■ **Your goal**: From the first line of the data below through the line bearing "14.7, 13.6, 15.0];", reproduce each line exactly; do not include pictures.
------------------------------
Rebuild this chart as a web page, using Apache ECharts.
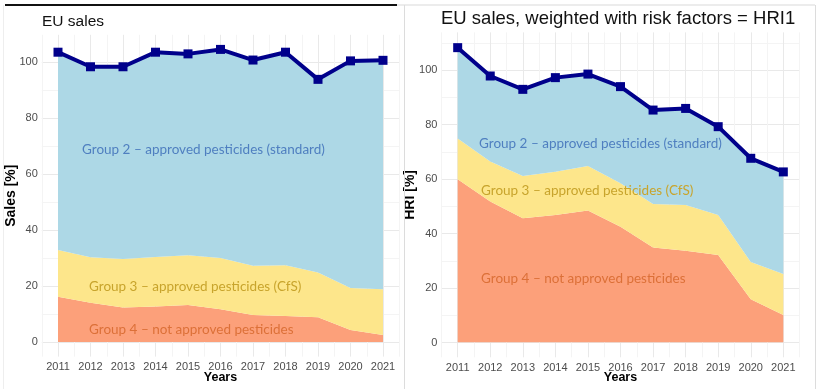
<!DOCTYPE html>
<html>
<head>
<meta charset="utf-8">
<script src="https://cdn.jsdelivr.net/npm/echarts@6/dist/echarts.min.js"></script>
<style>html,body{margin:0;padding:0;background:#fff}#c{width:820px;height:389px}</style>
</head>
<body>
<div id="c"></div>
<script>
// ---- data ----
const years = ['2011','2012','2013','2014','2015','2016','2017','2018','2019','2020','2021'];
const yTickLabels = ['0','20','40','60','80','100'];

// Left panel: EU sales [%]
const salesTotal  = [103.5, 98.3, 98.3, 103.5, 102.9, 104.5, 100.7, 103.5, 93.8, 100.4, 100.6];
const salesGroup4 = [16.2, 14.0, 12.3, 12.7, 13.2, 11.7, 9.6, 9.3, 8.8, 4.3, 2.5];
const salesGroup3 = [16.7, 16.3, 17.3, 17.7, 17.8, 18.3, 17.6, 18.1, 16.0, 15.0, 16.3];

// Right panel: HRI1 [%]
const hriTotal  = [108.2, 97.8, 92.9, 97.2, 98.5, 93.9, 85.3, 85.9, 79.2, 67.6, 62.6];
const hriGroup4 = [59.9, 51.7, 45.6, 46.8, 48.4, 42.5, 34.9, 33.7, 32.1, 15.9, 10.1];
const hriGroup3 = [15.0, 14.7, 15.5, 15.9, 16.4, 15.9, 15.9, 16.8, 14.7, 13.6, 15.0];

const titles = ['EU sales', 'EU sales, weighted with risk factors = HRI1'];
const yNames = ['Sales [%]', 'HRI [%]'];
const xName = 'Years';
const labelG2 = 'Group 2 \u2013 approved pesticides (standard)';
const labelG3 = 'Group 3 \u2013 approved pesticides (CfS)';
const labelG4 = 'Group 4 \u2013 not approved pesticides';

// ---- styles ----
const C_BLUE = '#add8e6', C_YEL = '#fde68b', C_RED = '#fca07a', C_LINE = '#00008b';
const GRID_MAJ = '#e9e9e9', GRID_MIN = '#f4f4f4';
const TXT_G2 = '#4f7fc0', TXT_G3 = '#c8a42c', TXT_G4 = '#dc7038';
const ANN_FONT = 'Lato, "Open Sans", sans-serif';
const SANS = '"Liberation Sans", Arial, sans-serif';

const chart = echarts.init(document.getElementById('c'), null, {renderer: 'canvas'});

function diff(total, a, b) { return total.map((t, i) => +(t - a[i] - b[i]).toFixed(2)); }

const panels = [
  {panel: {left: 41.75, top: 34.8, width: 357.5, height: 321.8},
   data:  {left: 41.75, top: 34.0, width: 357.5, height: 308.0},
   total: salesTotal, g4: salesGroup4, g3: salesGroup3, showTop: false},
  {panel: {left: 441.4, top: 32.4, width: 358.2, height: 324.9},
   data:  {left: 441.4, top: 42.75, width: 358.2, height: 299.75},
   total: hriTotal, g4: hriGroup4, g3: hriGroup3, showTop: true}
];

const grid = [], xAxis = [], yAxis = [], series = [];
panels.forEach((p, k) => {
  const gA = grid.length; grid.push(Object.assign({outerBoundsMode: 'none', containLabel: false}, p.panel));
  const gB = grid.length; grid.push(Object.assign({outerBoundsMode: 'none', containLabel: false}, p.data));
  // vertical grid lines (half-year steps)
  xAxis.push({gridIndex: gA, type: 'value', min: 0, max: 22, interval: 1, position: 'bottom',
    axisLabel: {show: false}, axisLine: {show: false}, axisTick: {show: false},
    splitLine: {show: true, lineStyle: {color: [GRID_MIN, GRID_MAJ], width: 1}}});
  // year labels
  xAxis.push({gridIndex: gA, type: 'category', data: years, boundaryGap: true, position: 'bottom',
    axisLine: {show: false}, axisTick: {show: false}, splitLine: {show: false},
    axisLabel: {color: '#4d4d4d', fontSize: 11, margin: 5, fontFamily: SANS, interval: 0}});
  const xData = xAxis.length;
  xAxis.push({gridIndex: gB, type: 'category', data: years, boundaryGap: true, show: false});
  // y name holder
  yAxis.push({gridIndex: gA, type: 'value', min: 0, max: 1,
    axisLabel: {show: false}, axisLine: {show: false}, axisTick: {show: false}, splitLine: {show: false},
    name: yNames[k], nameLocation: 'middle', nameGap: 24, nameRotate: 90,
    nameTextStyle: {color: '#000', fontSize: 14, fontWeight: 'bold', fontFamily: SANS}});
  const yData = yAxis.length;
  yAxis.push({gridIndex: gB, type: 'value', min: 0, max: 110, interval: 10,
    axisLine: {show: false}, axisTick: {show: false},
    axisLabel: {color: '#4d4d4d', fontSize: 11, margin: 4, fontFamily: SANS,
      showMaxLabel: false,
      formatter: v => (yTickLabels.indexOf(String(v)) >= 0 ? String(v) : '')},
    splitLine: {show: true, showMaxLine: p.showTop, lineStyle: {color: [GRID_MAJ, GRID_MIN], width: 1}}});
  const g2 = diff(p.total, p.g4, p.g3);
  const area = (name, data, color) => ({
    name, type: 'line', xAxisIndex: xData, yAxisIndex: yData, stack: 'S' + k, data,
    symbol: 'none', lineStyle: {width: 0}, areaStyle: {color, opacity: 1}, z: 2, silent: true
  });
  series.push(area('Group 4', p.g4, C_RED));
  series.push(area('Group 3', p.g3, C_YEL));
  series.push(area('Group 2', g2, C_BLUE));
  series.push({name: 'Total', type: 'line', xAxisIndex: xData, yAxisIndex: yData, data: p.total,
    symbol: 'rect', symbolSize: 9, lineStyle: {color: C_LINE, width: 4},
    itemStyle: {color: C_LINE}, z: 5, silent: true});
});

function ann(text, x, y, color) {
  return {type: 'text', left: x, top: y - 6, z: 100,
    style: {text, fill: color, font: '13.5px ' + ANN_FONT, textVerticalAlign: 'top'}};
}
function xTitle(cx) {
  return {type: 'text', x: cx, y: 378, z: 100,
    style: {text: xName, fill: '#000', font: 'bold 12.5px ' + SANS, align: 'center', verticalAlign: 'middle'}};
}

const graphic = [
  {type: 'text', left: 42, top: 14, z: 100, style: {text: titles[0], fill: '#111', font: '15.5px ' + SANS}},
  {type: 'text', left: 441, top: 9, z: 100, style: {text: titles[1], fill: '#111', font: '18.5px ' + SANS}},
  xTitle(220.5),
  xTitle(620.5),
  {type: 'line', z: 100, shape: {x1: 5, y1: 5, x2: 397, y2: 5}, style: {stroke: '#111', lineWidth: 2}},
  {type: 'line', z: 100, shape: {x1: 397, y1: 5, x2: 815, y2: 5}, style: {stroke: '#d9d9d9', lineWidth: 1}},
  {type: 'line', z: 100, shape: {x1: 404.5, y1: 5, x2: 404.5, y2: 389}, style: {stroke: '#dcdcdc', lineWidth: 1}},
  {type: 'line', z: 100, shape: {x1: 815.5, y1: 5, x2: 815.5, y2: 389}, style: {stroke: '#dcdcdc', lineWidth: 1}},
  {type: 'line', z: 100, shape: {x1: 3.5, y1: 5, x2: 3.5, y2: 389}, style: {stroke: '#eeeeee', lineWidth: 1}},
  ann(labelG2, 82, 149, TXT_G2),
  ann(labelG3, 89, 286, TXT_G3),
  ann(labelG4, 89, 329, TXT_G4),
  ann(labelG2, 479, 143, TXT_G2),
  ann(labelG3, 481, 190, TXT_G3),
  ann(labelG4, 481, 278, TXT_G4)
];

chart.setOption({animation: false, backgroundColor: '#fff', grid, xAxis, yAxis, series, graphic});
</script>
</body>
</html>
------------------------------
■ **Task response**:
Rebuild this chart as a web page, using Apache ECharts.
<!DOCTYPE html>
<html>
<head>
<meta charset="utf-8">
<script src="https://cdn.jsdelivr.net/npm/echarts@6/dist/echarts.min.js"></script>
<style>html,body{margin:0;padding:0;background:#fff}#c{width:820px;height:389px}</style>
</head>
<body>
<div id="c"></div>
<script>
// ---- data ----
const years = ['2011','2012','2013','2014','2015','2016','2017','2018','2019','2020','2021'];
const yTickLabels = ['0','20','40','60','80','100'];

// Left panel: EU sales [%]
const salesTotal  = [103.5, 98.3, 98.3, 103.5, 102.9, 104.5, 100.7, 103.5, 93.8, 100.4, 100.6];
const salesGroup4 = [16.2, 14.0, 12.3, 12.7, 13.2, 11.7, 9.6, 9.3, 8.8, 4.3, 2.5];
const salesGroup3 = [16.7, 16.3, 17.3, 17.7, 17.8, 18.3, 17.6, 18.1, 16.0, 15.0, 16.3];

// Right panel: HRI1 [%]
const hriTotal  = [108.2, 97.8, 92.9, 97.2, 98.5, 93.9, 85.3, 85.9, 79.2, 67.6, 62.6];
const hriGroup4 = [59.9, 51.7, 45.6, 46.8, 48.4, 42.5, 34.9, 33.7, 32.1, 15.9, 10.1];
const hriGroup3 = [15.0, 14.7, 15.5, 15.9, 16.4, 15.9, 15.9, 16.8, 14.7, 13.6, 15.0];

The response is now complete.